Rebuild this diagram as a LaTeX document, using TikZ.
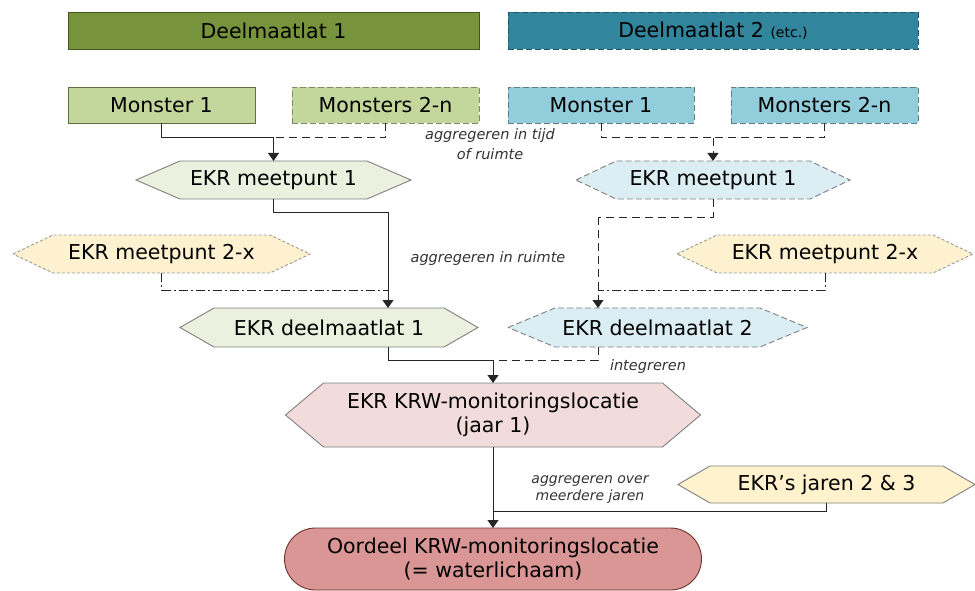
\documentclass[tikz,border=0pt]{standalone}
\usepackage{fontspec}
\setmainfont{DejaVu Sans}
\usetikzlibrary{arrows.meta,backgrounds}
\definecolor{dmone}{HTML}{77933C}
\definecolor{dmoneb}{HTML}{46561F}
\definecolor{dmtwo}{HTML}{31859C}
\definecolor{dmtwob}{HTML}{1F5664}
\definecolor{mgreen}{HTML}{C3D69B}
\definecolor{mgreenb}{HTML}{5E6E3C}
\definecolor{mblue}{HTML}{92CDDC}
\definecolor{mblueb}{HTML}{5F7F88}
\definecolor{hgreen}{HTML}{EBF1DE}
\definecolor{hblue}{HTML}{DBEEF4}
\definecolor{hyellow}{HTML}{FDF1CF}
\definecolor{hyellowb}{HTML}{FFF2CC}
\definecolor{hpink}{HTML}{F2DCDB}
\definecolor{oord}{HTML}{D99694}
\definecolor{oordb}{HTML}{6B3230}
\definecolor{hgray}{HTML}{7F7F7F}
\newcommand\myhex[3]{\path[#3] (#1.west) -- ([xshift=#2]#1.north west) -- ([xshift=-#2]#1.north east) -- (#1.east) -- ([xshift=-#2]#1.south east) -- ([xshift=#2]#1.south west) -- cycle;}
\begin{document}
\begin{tikzpicture}[x=1pt,y=-1pt,
  every node/.style={font=\fontsize{20.5}{24}\selectfont},
  box/.style={rectangle, inner sep=0pt, outer sep=0pt, align=center, text=black},
  bline/.style={line width=0.9pt},
  line/.style={draw=black!85, line width=1pt},
  dl/.style={line, dash pattern=on 8pt off 5pt},
  ddot/.style={line, dash pattern=on 9pt off 3pt on 2pt off 3pt},
  arr/.style={-{Triangle[width=11pt,length=8pt]}},
  lab/.style={font=\fontsize{14.5}{20}\selectfont\itshape, text=black!80, align=center, inner sep=0pt},
  hexsolid/.style={draw=hgray, line width=0.9pt},
  hexdash/.style={draw=hgray, line width=0.9pt, dash pattern=on 6pt off 3pt},
  hexdot/.style={draw=black!40, line width=0.9pt, dash pattern=on 3pt off 2pt}
]
\useasboundingbox (0,0) rectangle (975,591);

% top bars
\node[box, draw=dmoneb, bline, fill=dmone, minimum width=411pt, minimum height=37pt] (dm1) at (273.5,30.5) {Deelmaatlat 1};
\node[box, draw=dmtwob, bline, dash pattern=on 6pt off 3pt, fill=dmtwo, minimum width=410pt, minimum height=37pt] (dm2) at (713,30.5) {Deelmaatlat 2 {\fontsize{14}{16}\selectfont (etc.)}};

% monsters
\node[box, draw=mgreenb, bline, fill=mgreen, minimum width=187pt, minimum height=36pt] (m1L) at (161.5,105) {Monster 1};
\node[box, draw=mgreenb!80, bline, dash pattern=on 6pt off 3pt, fill=mgreen, minimum width=187pt, minimum height=36pt] (mnL) at (385.5,105) {Monsters 2-n};
\node[box, draw=mblueb, bline, dash pattern=on 6pt off 3pt, fill=mblue, minimum width=186pt, minimum height=36pt] (m1R) at (601,105) {Monster 1};
\node[box, draw=mblueb, bline, dash pattern=on 6pt off 3pt, fill=mblue, minimum width=187pt, minimum height=36pt] (mnR) at (824.5,105) {Monsters 2-n};

% hexagon nodes (text), shapes drawn on background layer
\node[box, minimum width=275pt, minimum height=38pt] (emL) at (273.5,180) {EKR meetpunt 1};
\node[box, minimum width=274pt, minimum height=38pt] (emR) at (713,180) {EKR meetpunt 1};
\node[box, minimum width=297pt, minimum height=38pt] (e2L) at (161.5,254) {EKR meetpunt 2-x};
\node[box, minimum width=296pt, minimum height=38pt] (e2R) at (825,254) {EKR meetpunt 2-x};
\node[box, minimum width=298pt, minimum height=39pt] (ddL) at (329,327.5) {EKR deelmaatlat 1};
\node[box, minimum width=299pt, minimum height=39pt] (ddR) at (657.5,327.5) {EKR deelmaatlat 2};
\node[box, minimum width=415pt, minimum height=64pt] (krw) at (493,415) {EKR KRW-monitoringslocatie\\(jaar 1)};
\node[box, minimum width=297pt, minimum height=37pt] (jar) at (826.5,484.5) {EKR’s jaren 2 \& 3};
\node[box, draw=oordb, bline, fill=oord, rounded corners=31pt, minimum width=417pt, minimum height=62pt] (oor) at (493,559) {Oordeel KRW-monitoringslocatie\\(= waterlichaam)};

% labels
\node[lab] (l1) at (490,144) {aggregeren in tijd\\of ruimte};
\node[lab] (l2) at (488,258) {aggregeren in ruimte};
\node[lab] (l3) at (648,366) {integreren};
\node[lab, font=\fontsize{14}{17}\selectfont\itshape] (l4) at (590,490) {aggregeren over\\meerdere jaren};

% junctions
\coordinate (j1) at (273.5,138);
\coordinate (j2) at (713,138);
\coordinate (kL) at (388,212);
\coordinate (mL) at (388,290);
\coordinate (kR) at (598,217);
\coordinate (mR) at (598,290);
\coordinate (j3) at (493,360);
\coordinate (j4) at (493,511);

% connectors
\draw[line] (m1L.south) |- (j1);
\draw[dl] (mnL.south) |- (j1);
\draw[line, arr] (j1) -- (emL.north);
\draw[dl] (m1R.south) |- (j2);
\draw[dl] (mnR.south) |- (j2);
\draw[dl, arr] (j2) -- (emR.north);

\draw[line] (emL.south) |- (kL);
\draw[line, arr] (kL) -- (kL |- ddL.north);
\draw[ddot] (e2L.south) |- (mL);
\draw[dl] (emR.south) |- (kR);
\draw[dl, arr] (kR) -- (kR |- ddR.north);
\draw[ddot] (e2R.south) |- (mR);

\draw[line] (kL |- ddL.south) |- (j3);
\draw[dl] (kR |- ddR.south) |- (j3);
\draw[line, arr] (j3) -- (krw.north);

\draw[line, arr] (krw.south) -- (oor.north);
\draw[line] (jar.south) |- (j4);

\begin{scope}[on background layer]
\myhex{emL}{44pt}{hexsolid, fill=hgreen}
\myhex{emR}{40pt}{hexdash, fill=hblue}
\myhex{e2L}{40pt}{hexdot, fill=hyellow}
\myhex{e2R}{40pt}{hexdot, fill=hyellow}
\myhex{ddL}{34pt}{hexsolid, fill=hgreen}
\myhex{ddR}{47pt}{hexdash, fill=hblue}
\myhex{krw}{38pt}{hexsolid, fill=hpink}
\myhex{jar}{32pt}{hexsolid, fill=hyellowb}
\end{scope}
\end{tikzpicture}
\end{document}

## DIRECTIONS FOR THIS TASK:
Skip the images and write out the rest of the listing exactly.

## OUTPUT:
Rebuild this diagram as a LaTeX document, using TikZ.
\documentclass[tikz,border=0pt]{standalone}
\usepackage{fontspec}
\setmainfont{DejaVu Sans}
\usetikzlibrary{arrows.meta,backgrounds}
\definecolor{dmone}{HTML}{77933C}
\definecolor{dmoneb}{HTML}{46561F}
\definecolor{dmtwo}{HTML}{31859C}
\definecolor{dmtwob}{HTML}{1F5664}
\definecolor{mgreen}{HTML}{C3D69B}
\definecolor{mgreenb}{HTML}{5E6E3C}
\definecolor{mblue}{HTML}{92CDDC}
\definecolor{mblueb}{HTML}{5F7F88}
\definecolor{hgreen}{HTML}{EBF1DE}
\definecolor{hblue}{HTML}{DBEEF4}
\definecolor{hyellow}{HTML}{FDF1CF}
\definecolor{hyellowb}{HTML}{FFF2CC}
\definecolor{hpink}{HTML}{F2DCDB}
\definecolor{oord}{HTML}{D99694}
\definecolor{oordb}{HTML}{6B3230}
\definecolor{hgray}{HTML}{7F7F7F}
\newcommand\myhex[3]{\path[#3] (#1.west) -- ([xshift=#2]#1.north west) -- ([xshift=-#2]#1.north east) -- (#1.east) -- ([xshift=-#2]#1.south east) -- ([xshift=#2]#1.south west) -- cycle;}
\begin{document}
\begin{tikzpicture}[x=1pt,y=-1pt,
  every node/.style={font=\fontsize{20.5}{24}\selectfont},
  box/.style={rectangle, inner sep=0pt, outer sep=0pt, align=center, text=black},
  bline/.style={line width=0.9pt},
  line/.style={draw=black!85, line width=1pt},
  dl/.style={line, dash pattern=on 8pt off 5pt},
  ddot/.style={line, dash pattern=on 9pt off 3pt on 2pt off 3pt},
  arr/.style={-{Triangle[width=11pt,length=8pt]}},
  lab/.style={font=\fontsize{14.5}{20}\selectfont\itshape, text=black!80, align=center, inner sep=0pt},
  hexsolid/.style={draw=hgray, line width=0.9pt},
  hexdash/.style={draw=hgray, line width=0.9pt, dash pattern=on 6pt off 3pt},
  hexdot/.style={draw=black!40, line width=0.9pt, dash pattern=on 3pt off 2pt}
]
\useasboundingbox (0,0) rectangle (975,591);

% top bars
\node[box, draw=dmoneb, bline, fill=dmone, minimum width=411pt, minimum height=37pt] (dm1) at (273.5,30.5) {Deelmaatlat 1};
\node[box, draw=dmtwob, bline, dash pattern=on 6pt off 3pt, fill=dmtwo, minimum width=410pt, minimum height=37pt] (dm2) at (713,30.5) {Deelmaatlat 2 {\fontsize{14}{16}\selectfont (etc.)}};

% monsters
\node[box, draw=mgreenb, bline, fill=mgreen, minimum width=187pt, minimum height=36pt] (m1L) at (161.5,105) {Monster 1};
\node[box, draw=mgreenb!80, bline, dash pattern=on 6pt off 3pt, fill=mgreen, minimum width=187pt, minimum height=36pt] (mnL) at (385.5,105) {Monsters 2-n};
\node[box, draw=mblueb, bline, dash pattern=on 6pt off 3pt, fill=mblue, minimum width=186pt, minimum height=36pt] (m1R) at (601,105) {Monster 1};
\node[box, draw=mblueb, bline, dash pattern=on 6pt off 3pt, fill=mblue, minimum width=187pt, minimum height=36pt] (mnR) at (824.5,105) {Monsters 2-n};

% hexagon nodes (text), shapes drawn on background layer
\node[box, minimum width=275pt, minimum height=38pt] (emL) at (273.5,180) {EKR meetpunt 1};
\node[box, minimum width=274pt, minimum height=38pt] (emR) at (713,180) {EKR meetpunt 1};
\node[box, minimum width=297pt, minimum height=38pt] (e2L) at (161.5,254) {EKR meetpunt 2-x};
\node[box, minimum width=296pt, minimum height=38pt] (e2R) at (825,254) {EKR meetpunt 2-x};
\node[box, minimum width=298pt, minimum height=39pt] (ddL) at (329,327.5) {EKR deelmaatlat 1};
\node[box, minimum width=299pt, minimum height=39pt] (ddR) at (657.5,327.5) {EKR deelmaatlat 2};
\node[box, minimum width=415pt, minimum height=64pt] (krw) at (493,415) {EKR KRW-monitoringslocatie\\(jaar 1)};
\node[box, minimum width=297pt, minimum height=37pt] (jar) at (826.5,484.5) {EKR’s jaren 2 \& 3};
\node[box, draw=oordb, bline, fill=oord, rounded corners=31pt, minimum width=417pt, minimum height=62pt] (oor) at (493,559) {Oordeel KRW-monitoringslocatie\\(= waterlichaam)};

% labels
\node[lab] (l1) at (490,144) {aggregeren in tijd\\of ruimte};
\node[lab] (l2) at (488,258) {aggregeren in ruimte};
\node[lab] (l3) at (648,366) {integreren};
\node[lab, font=\fontsize{14}{17}\selectfont\itshape] (l4) at (590,490) {aggregeren over\\meerdere jaren};

% junctions
\coordinate (j1) at (273.5,138);
\coordinate (j2) at (713,138);
\coordinate (kL) at (388,212);
\coordinate (mL) at (388,290);
\coordinate (kR) at (598,217);
\coordinate (mR) at (598,290);
\coordinate (j3) at (493,360);
\coordinate (j4) at (493,511);

% connectors
\draw[line] (m1L.south) |- (j1);
\draw[dl] (mnL.south) |- (j1);
\draw[line, arr] (j1) -- (emL.north);
\draw[dl] (m1R.south) |- (j2);
\draw[dl] (mnR.south) |- (j2);
\draw[dl, arr] (j2) -- (emR.north);

\draw[line] (emL.south) |- (kL);
\draw[line, arr] (kL) -- (kL |- ddL.north);
\draw[ddot] (e2L.south) |- (mL);
\draw[dl] (emR.south) |- (kR);
\draw[dl, arr] (kR) -- (kR |- ddR.north);
\draw[ddot] (e2R.south) |- (mR);

\draw[line] (kL |- ddL.south) |- (j3);
\draw[dl] (kR |- ddR.south) |- (j3);
\draw[line, arr] (j3) -- (krw.north);

\draw[line, arr] (krw.south) -- (oor.north);
\draw[line] (jar.south) |- (j4);

\begin{scope}[on background layer]
\myhex{emL}{44pt}{hexsolid, fill=hgreen}
\myhex{emR}{40pt}{hexdash, fill=hblue}
\myhex{e2L}{40pt}{hexdot, fill=hyellow}
\myhex{e2R}{40pt}{hexdot, fill=hyellow}
\myhex{ddL}{34pt}{hexsolid, fill=hgreen}
\myhex{ddR}{47pt}{hexdash, fill=hblue}
\myhex{krw}{38pt}{hexsolid, fill=hpink}
\myhex{jar}{32pt}{hexsolid, fill=hyellowb}
\end{scope}
\end{tikzpicture}
\end{document}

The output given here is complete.